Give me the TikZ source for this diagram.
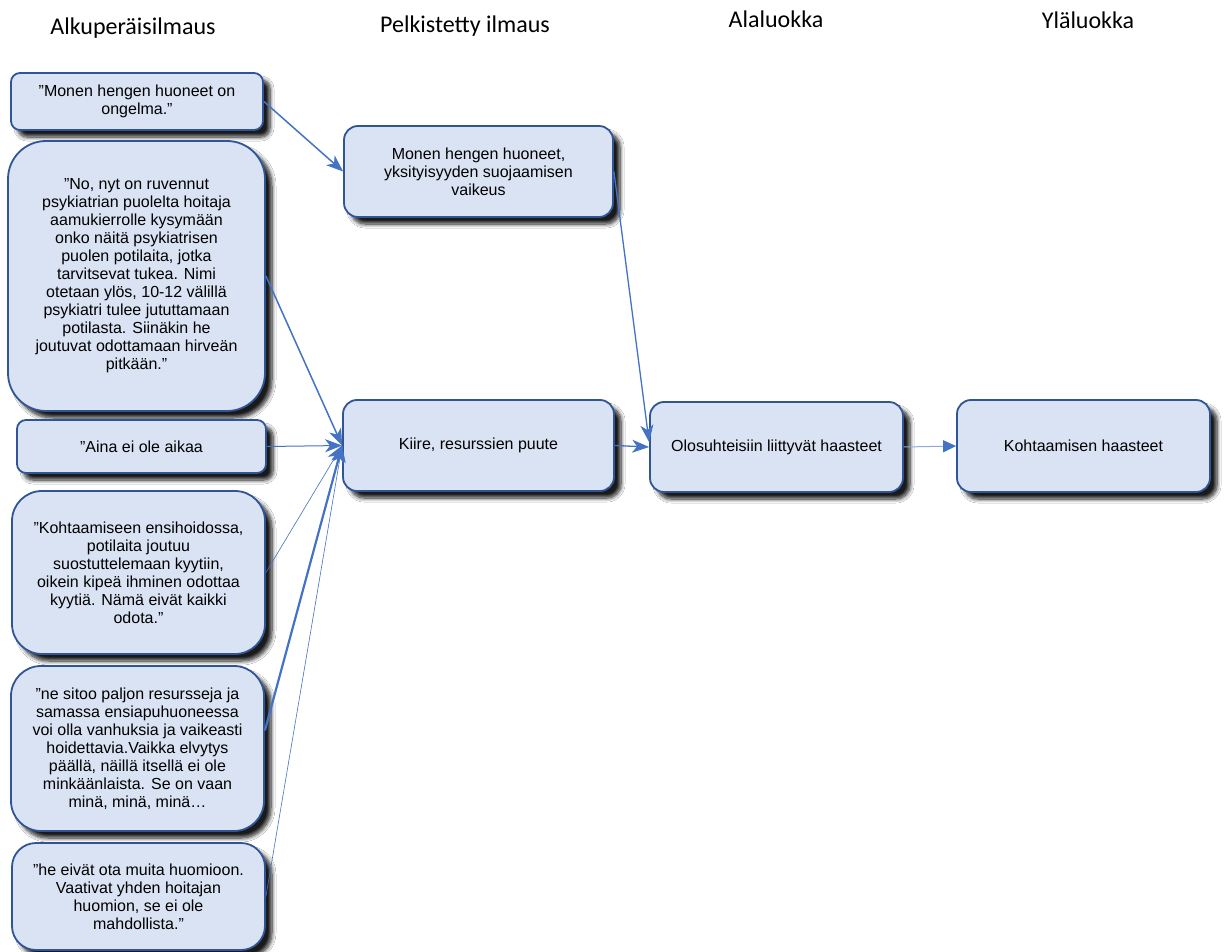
\documentclass[tikz,border=0pt]{standalone}
\usepackage{fontspec}
\setmainfont{Liberation Sans}
\newfontfamily\headfont{Carlito}
\usetikzlibrary{arrows.meta,shadows.blur,calc}

\definecolor{boxfill}{HTML}{DAE3F3}
\definecolor{boxline}{HTML}{2F5597}
\definecolor{arrowblue}{HTML}{4472C4}
\definecolor{paleblue}{HTML}{8FAADC}

\begin{document}
\begin{tikzpicture}[x=1pt,y=-1pt,
  box/.style={draw=boxline, line width=1.8pt, fill=boxfill, align=center,
    font=\fontsize{16}{18}\selectfont, inner sep=0pt,
    blur shadow={shadow xshift=7pt, shadow yshift=-7pt,
      shadow blur radius=4pt, shadow blur steps=8, shadow opacity=90}},
  head/.style={font=\headfont\fontsize{24}{28}\selectfont, anchor=base},
  conn/.style={draw=arrowblue, -{Stealth[length=17pt,width=13pt,inset=5pt,line width=0.8pt]}},
  tri/.style={draw=paleblue, line width=1pt, -{Triangle[length=13pt,width=12pt,color=arrowblue]}}
]
\useasboundingbox (0,0) rectangle (1224,952);
\fill[white] (0,0) rectangle (1224,952);

% column titles
\node[head] (h1) at (133,35) {Alkuperäisilmaus};
\node[head] (h2) at (465,33) {Pelkistetty ilmaus};
\node[head] (h3) at (776,28) {Alaluokka};
\node[head] (h4) at (1088,29) {Yläluokka};

% original quotes
\node[box, rounded corners=9pt, minimum width=252pt, minimum height=57pt] (q1) at (137,101.5)
  {”Monen hengen huoneet on\\ongelma.”};
\node[box, rounded corners=38pt, minimum width=257pt, minimum height=270pt] (q2) at (136.5,276)
  {”No, nyt on ruvennut\\psykiatrian puolelta hoitaja\\aamukierrolle kysymään\\onko näitä psykiatrisen\\puolen potilaita, jotka\\tarvitsevat tukea. Nimi\\otetaan ylös, 10-12 välillä\\psykiatri tulee jututtamaan\\potilasta. Siinäkin he\\joutuvat odottamaan hirveän\\pitkään.”};
\node[box, rounded corners=9pt, minimum width=249pt, minimum height=53pt] (q3) at (141.5,446.5)
  {”Aina ei ole aikaa};
\node[box, rounded corners=30pt, minimum width=253pt, minimum height=163pt] (q4) at (138.5,572.5)
  {”Kohtaamiseen ensihoidossa,\\potilaita joutuu\\suostuttelemaan kyytiin,\\oikein kipeä ihminen odottaa\\kyytiä. Nämä eivät kaikki\\odota.”};
\node[box, rounded corners=30pt, minimum width=253pt, minimum height=165pt] (q5) at (137.5,748.5)
  {”ne sitoo paljon resursseja ja\\samassa ensiapuhuoneessa\\voi olla vanhuksia ja vaikeasti\\hoidettavia.Vaikka elvytys\\päällä, näillä itsellä ei ole\\minkäänlaista. Se on vaan\\minä, minä, minä…};
\node[box, rounded corners=24pt, minimum width=253pt, minimum height=107pt] (q6) at (138.5,896.5)
  {”he eivät ota muita huomioon.\\Vaativat yhden hoitajan\\huomion, se ei ole\\mahdollista.”};

% reduced expressions
\node[box, rounded corners=14pt, minimum width=269pt, minimum height=91pt] (p1) at (478.5,171.5)
  {Monen hengen huoneet,\\yksityisyyden suojaamisen\\vaikeus};
\node[box, rounded corners=14pt, minimum width=271pt, minimum height=91pt] (p2) at (478.5,445.5)
  {Kiire, resurssien puute};

% sub- and main category
\node[box, rounded corners=14pt, minimum width=253pt, minimum height=90pt] (a1) at (776.5,447)
  {Olosuhteisiin liittyvät haasteet};
\node[box, rounded corners=14pt, minimum width=253pt, minimum height=92pt] (y1) at (1083.5,446)
  {Kohtaamisen haasteet};

% connectors
\draw[conn, line width=1.5pt] (q1.east) -- (p1.west);
\draw[conn, line width=1.5pt] (q2.east) -- (p2.west);
\draw[conn, line width=1pt] (q3.east) -- (p2.west);
\draw[conn, line width=0.6pt] (q4.east) -- (p2.west);
\draw[conn, line width=2.2pt] ($(q5.east)+(0,-18)$) -- (p2.west);
\draw[conn, line width=0.6pt] (q6.east) -- (p2.west);
\draw[conn, line width=1.3pt] (p1.east) -- ($(a1.west)+(0,-5)$);
\draw[conn, line width=1.3pt] (p2.east) -- (a1.west);
\draw[tri] (a1.east) -- (y1.west);
\end{tikzpicture}
\end{document}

# Exercise directions:
Leaving out the pictures, repeat the data above exactly.

# Result for this task:
Give me the TikZ source for this diagram.
\documentclass[tikz,border=0pt]{standalone}
\usepackage{fontspec}
\setmainfont{Liberation Sans}
\newfontfamily\headfont{Carlito}
\usetikzlibrary{arrows.meta,shadows.blur,calc}

\definecolor{boxfill}{HTML}{DAE3F3}
\definecolor{boxline}{HTML}{2F5597}
\definecolor{arrowblue}{HTML}{4472C4}
\definecolor{paleblue}{HTML}{8FAADC}

\begin{document}
\begin{tikzpicture}[x=1pt,y=-1pt,
  box/.style={draw=boxline, line width=1.8pt, fill=boxfill, align=center,
    font=\fontsize{16}{18}\selectfont, inner sep=0pt,
    blur shadow={shadow xshift=7pt, shadow yshift=-7pt,
      shadow blur radius=4pt, shadow blur steps=8, shadow opacity=90}},
  head/.style={font=\headfont\fontsize{24}{28}\selectfont, anchor=base},
  conn/.style={draw=arrowblue, -{Stealth[length=17pt,width=13pt,inset=5pt,line width=0.8pt]}},
  tri/.style={draw=paleblue, line width=1pt, -{Triangle[length=13pt,width=12pt,color=arrowblue]}}
]
\useasboundingbox (0,0) rectangle (1224,952);
\fill[white] (0,0) rectangle (1224,952);

% column titles
\node[head] (h1) at (133,35) {Alkuperäisilmaus};
\node[head] (h2) at (465,33) {Pelkistetty ilmaus};
\node[head] (h3) at (776,28) {Alaluokka};
\node[head] (h4) at (1088,29) {Yläluokka};

% original quotes
\node[box, rounded corners=9pt, minimum width=252pt, minimum height=57pt] (q1) at (137,101.5)
  {”Monen hengen huoneet on\\ongelma.”};
\node[box, rounded corners=38pt, minimum width=257pt, minimum height=270pt] (q2) at (136.5,276)
  {”No, nyt on ruvennut\\psykiatrian puolelta hoitaja\\aamukierrolle kysymään\\onko näitä psykiatrisen\\puolen potilaita, jotka\\tarvitsevat tukea. Nimi\\otetaan ylös, 10-12 välillä\\psykiatri tulee jututtamaan\\potilasta. Siinäkin he\\joutuvat odottamaan hirveän\\pitkään.”};
\node[box, rounded corners=9pt, minimum width=249pt, minimum height=53pt] (q3) at (141.5,446.5)
  {”Aina ei ole aikaa};
\node[box, rounded corners=30pt, minimum width=253pt, minimum height=163pt] (q4) at (138.5,572.5)
  {”Kohtaamiseen ensihoidossa,\\potilaita joutuu\\suostuttelemaan kyytiin,\\oikein kipeä ihminen odottaa\\kyytiä. Nämä eivät kaikki\\odota.”};
\node[box, rounded corners=30pt, minimum width=253pt, minimum height=165pt] (q5) at (137.5,748.5)
  {”ne sitoo paljon resursseja ja\\samassa ensiapuhuoneessa\\voi olla vanhuksia ja vaikeasti\\hoidettavia.Vaikka elvytys\\päällä, näillä itsellä ei ole\\minkäänlaista. Se on vaan\\minä, minä, minä…};
\node[box, rounded corners=24pt, minimum width=253pt, minimum height=107pt] (q6) at (138.5,896.5)
  {”he eivät ota muita huomioon.\\Vaativat yhden hoitajan\\huomion, se ei ole\\mahdollista.”};

% reduced expressions
\node[box, rounded corners=14pt, minimum width=269pt, minimum height=91pt] (p1) at (478.5,171.5)
  {Monen hengen huoneet,\\yksityisyyden suojaamisen\\vaikeus};
\node[box, rounded corners=14pt, minimum width=271pt, minimum height=91pt] (p2) at (478.5,445.5)
  {Kiire, resurssien puute};

% sub- and main category
\node[box, rounded corners=14pt, minimum width=253pt, minimum height=90pt] (a1) at (776.5,447)
  {Olosuhteisiin liittyvät haasteet};
\node[box, rounded corners=14pt, minimum width=253pt, minimum height=92pt] (y1) at (1083.5,446)
  {Kohtaamisen haasteet};

% connectors
\draw[conn, line width=1.5pt] (q1.east) -- (p1.west);
\draw[conn, line width=1.5pt] (q2.east) -- (p2.west);
\draw[conn, line width=1pt] (q3.east) -- (p2.west);
\draw[conn, line width=0.6pt] (q4.east) -- (p2.west);
\draw[conn, line width=2.2pt] ($(q5.east)+(0,-18)$) -- (p2.west);
\draw[conn, line width=0.6pt] (q6.east) -- (p2.west);
\draw[conn, line width=1.3pt] (p1.east) -- ($(a1.west)+(0,-5)$);
\draw[conn, line width=1.3pt] (p2.east) -- (a1.west);
\draw[tri] (a1.east) -- (y1.west);
\end{tikzpicture}
\end{document}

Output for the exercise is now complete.